The request: Find the lines that include the string "chart" and report how many there are. Give no other text.

==== Dataset extract

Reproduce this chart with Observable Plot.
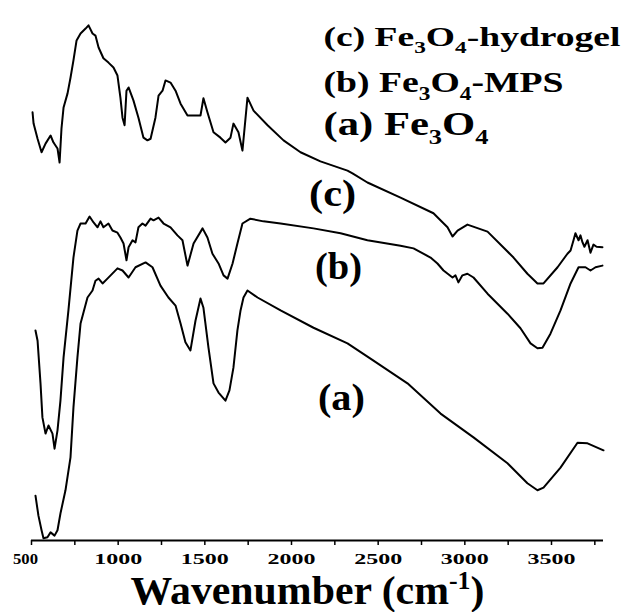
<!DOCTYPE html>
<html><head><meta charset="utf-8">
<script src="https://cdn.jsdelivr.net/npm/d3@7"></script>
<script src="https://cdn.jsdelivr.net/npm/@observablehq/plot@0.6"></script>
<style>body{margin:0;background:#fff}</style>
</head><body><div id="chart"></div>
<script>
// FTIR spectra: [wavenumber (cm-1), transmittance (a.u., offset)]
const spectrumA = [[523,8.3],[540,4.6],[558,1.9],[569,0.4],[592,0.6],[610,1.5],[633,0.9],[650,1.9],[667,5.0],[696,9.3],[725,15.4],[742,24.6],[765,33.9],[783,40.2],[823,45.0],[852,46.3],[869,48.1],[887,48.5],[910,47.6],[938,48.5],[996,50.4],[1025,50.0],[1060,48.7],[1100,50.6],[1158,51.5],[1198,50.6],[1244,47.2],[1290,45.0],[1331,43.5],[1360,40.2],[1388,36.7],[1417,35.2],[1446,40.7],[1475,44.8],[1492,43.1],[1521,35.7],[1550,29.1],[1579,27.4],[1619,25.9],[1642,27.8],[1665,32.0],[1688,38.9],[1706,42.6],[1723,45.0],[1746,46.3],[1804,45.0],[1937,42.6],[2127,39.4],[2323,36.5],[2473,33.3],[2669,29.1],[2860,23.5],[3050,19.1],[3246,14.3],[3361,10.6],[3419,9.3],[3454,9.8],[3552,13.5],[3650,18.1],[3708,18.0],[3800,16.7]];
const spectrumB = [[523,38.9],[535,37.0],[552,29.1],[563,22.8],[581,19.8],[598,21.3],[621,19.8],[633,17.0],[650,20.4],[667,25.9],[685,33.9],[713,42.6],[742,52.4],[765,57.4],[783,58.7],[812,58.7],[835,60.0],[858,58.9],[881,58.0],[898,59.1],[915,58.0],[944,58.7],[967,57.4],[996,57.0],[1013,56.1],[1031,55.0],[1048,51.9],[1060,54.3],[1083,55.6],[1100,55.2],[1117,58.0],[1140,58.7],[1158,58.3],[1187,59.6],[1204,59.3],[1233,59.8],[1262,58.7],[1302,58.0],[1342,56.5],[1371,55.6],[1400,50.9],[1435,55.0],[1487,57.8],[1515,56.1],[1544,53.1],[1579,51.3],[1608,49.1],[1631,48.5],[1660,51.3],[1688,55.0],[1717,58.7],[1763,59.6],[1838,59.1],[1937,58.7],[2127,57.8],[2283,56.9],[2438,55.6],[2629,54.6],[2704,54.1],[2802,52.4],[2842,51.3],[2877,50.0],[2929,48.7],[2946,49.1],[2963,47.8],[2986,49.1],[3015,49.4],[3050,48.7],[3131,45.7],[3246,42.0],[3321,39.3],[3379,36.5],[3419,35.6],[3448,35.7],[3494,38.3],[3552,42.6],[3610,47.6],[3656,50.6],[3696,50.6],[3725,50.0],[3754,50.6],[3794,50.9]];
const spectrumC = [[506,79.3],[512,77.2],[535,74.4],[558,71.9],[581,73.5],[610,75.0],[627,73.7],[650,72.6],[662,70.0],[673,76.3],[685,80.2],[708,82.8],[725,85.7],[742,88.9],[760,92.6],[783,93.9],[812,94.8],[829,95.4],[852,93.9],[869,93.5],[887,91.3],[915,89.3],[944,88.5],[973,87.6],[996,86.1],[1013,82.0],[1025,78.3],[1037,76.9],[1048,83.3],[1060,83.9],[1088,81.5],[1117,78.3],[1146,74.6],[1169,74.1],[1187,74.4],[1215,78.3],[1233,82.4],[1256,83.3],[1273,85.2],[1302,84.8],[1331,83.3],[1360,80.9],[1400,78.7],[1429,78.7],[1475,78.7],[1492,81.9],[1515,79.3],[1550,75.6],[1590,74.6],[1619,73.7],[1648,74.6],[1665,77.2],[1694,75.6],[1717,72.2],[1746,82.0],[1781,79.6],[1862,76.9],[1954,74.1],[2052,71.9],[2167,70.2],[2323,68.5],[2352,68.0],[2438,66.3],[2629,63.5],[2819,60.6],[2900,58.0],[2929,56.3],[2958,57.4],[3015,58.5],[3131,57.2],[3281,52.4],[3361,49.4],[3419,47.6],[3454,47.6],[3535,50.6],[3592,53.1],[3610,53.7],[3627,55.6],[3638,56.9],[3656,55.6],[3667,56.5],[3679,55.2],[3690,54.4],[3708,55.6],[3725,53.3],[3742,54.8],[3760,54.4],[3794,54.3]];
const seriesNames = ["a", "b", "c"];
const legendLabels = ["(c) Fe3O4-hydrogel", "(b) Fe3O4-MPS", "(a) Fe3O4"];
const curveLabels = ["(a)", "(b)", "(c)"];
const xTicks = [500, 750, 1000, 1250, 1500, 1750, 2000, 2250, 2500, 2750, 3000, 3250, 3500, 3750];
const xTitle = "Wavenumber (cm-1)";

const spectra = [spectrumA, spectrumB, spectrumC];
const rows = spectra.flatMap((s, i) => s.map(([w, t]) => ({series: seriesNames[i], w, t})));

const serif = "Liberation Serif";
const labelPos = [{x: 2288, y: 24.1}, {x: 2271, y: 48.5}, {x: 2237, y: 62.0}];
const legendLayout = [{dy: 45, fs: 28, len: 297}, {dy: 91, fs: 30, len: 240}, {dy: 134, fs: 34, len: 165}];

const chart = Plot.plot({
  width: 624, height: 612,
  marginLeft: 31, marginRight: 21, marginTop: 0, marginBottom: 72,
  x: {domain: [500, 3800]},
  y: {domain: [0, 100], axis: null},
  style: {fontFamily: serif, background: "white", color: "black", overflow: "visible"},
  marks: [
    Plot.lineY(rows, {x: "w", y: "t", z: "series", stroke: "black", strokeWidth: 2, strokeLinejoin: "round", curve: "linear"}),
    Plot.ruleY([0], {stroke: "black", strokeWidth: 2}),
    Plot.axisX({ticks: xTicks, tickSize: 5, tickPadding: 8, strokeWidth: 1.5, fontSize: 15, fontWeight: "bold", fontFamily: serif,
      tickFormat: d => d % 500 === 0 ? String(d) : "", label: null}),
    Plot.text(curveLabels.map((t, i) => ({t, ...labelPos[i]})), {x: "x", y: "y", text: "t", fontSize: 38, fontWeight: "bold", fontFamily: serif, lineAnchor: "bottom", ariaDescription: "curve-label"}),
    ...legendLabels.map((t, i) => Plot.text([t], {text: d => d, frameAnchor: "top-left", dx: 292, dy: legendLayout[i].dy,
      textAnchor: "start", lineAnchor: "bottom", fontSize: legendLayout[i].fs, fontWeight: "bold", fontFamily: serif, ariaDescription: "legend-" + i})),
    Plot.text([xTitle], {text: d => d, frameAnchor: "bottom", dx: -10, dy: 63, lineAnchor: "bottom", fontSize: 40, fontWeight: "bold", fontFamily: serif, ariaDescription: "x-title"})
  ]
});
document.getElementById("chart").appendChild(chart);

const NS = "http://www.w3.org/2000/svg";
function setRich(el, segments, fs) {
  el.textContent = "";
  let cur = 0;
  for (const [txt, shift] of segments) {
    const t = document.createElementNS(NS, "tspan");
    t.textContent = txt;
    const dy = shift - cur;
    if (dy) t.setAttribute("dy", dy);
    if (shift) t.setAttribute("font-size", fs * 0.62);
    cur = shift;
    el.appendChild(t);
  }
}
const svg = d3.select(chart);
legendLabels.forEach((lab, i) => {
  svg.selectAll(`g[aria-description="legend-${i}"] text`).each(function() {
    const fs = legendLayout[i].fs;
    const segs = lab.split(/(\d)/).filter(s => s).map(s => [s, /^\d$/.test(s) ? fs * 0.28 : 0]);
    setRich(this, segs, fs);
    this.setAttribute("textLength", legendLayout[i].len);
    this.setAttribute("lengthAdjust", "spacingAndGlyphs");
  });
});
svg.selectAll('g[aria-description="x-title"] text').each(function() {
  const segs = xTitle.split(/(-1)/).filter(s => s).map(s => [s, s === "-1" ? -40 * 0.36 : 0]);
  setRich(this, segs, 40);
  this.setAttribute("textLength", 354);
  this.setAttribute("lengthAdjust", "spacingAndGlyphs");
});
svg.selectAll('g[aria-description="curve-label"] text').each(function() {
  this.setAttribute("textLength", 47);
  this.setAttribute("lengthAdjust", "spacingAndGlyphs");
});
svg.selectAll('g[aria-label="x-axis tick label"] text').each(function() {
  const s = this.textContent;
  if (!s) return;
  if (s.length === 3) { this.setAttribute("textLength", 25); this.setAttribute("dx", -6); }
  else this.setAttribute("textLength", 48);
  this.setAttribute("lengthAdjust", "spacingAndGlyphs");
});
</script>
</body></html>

========

Complete output: 5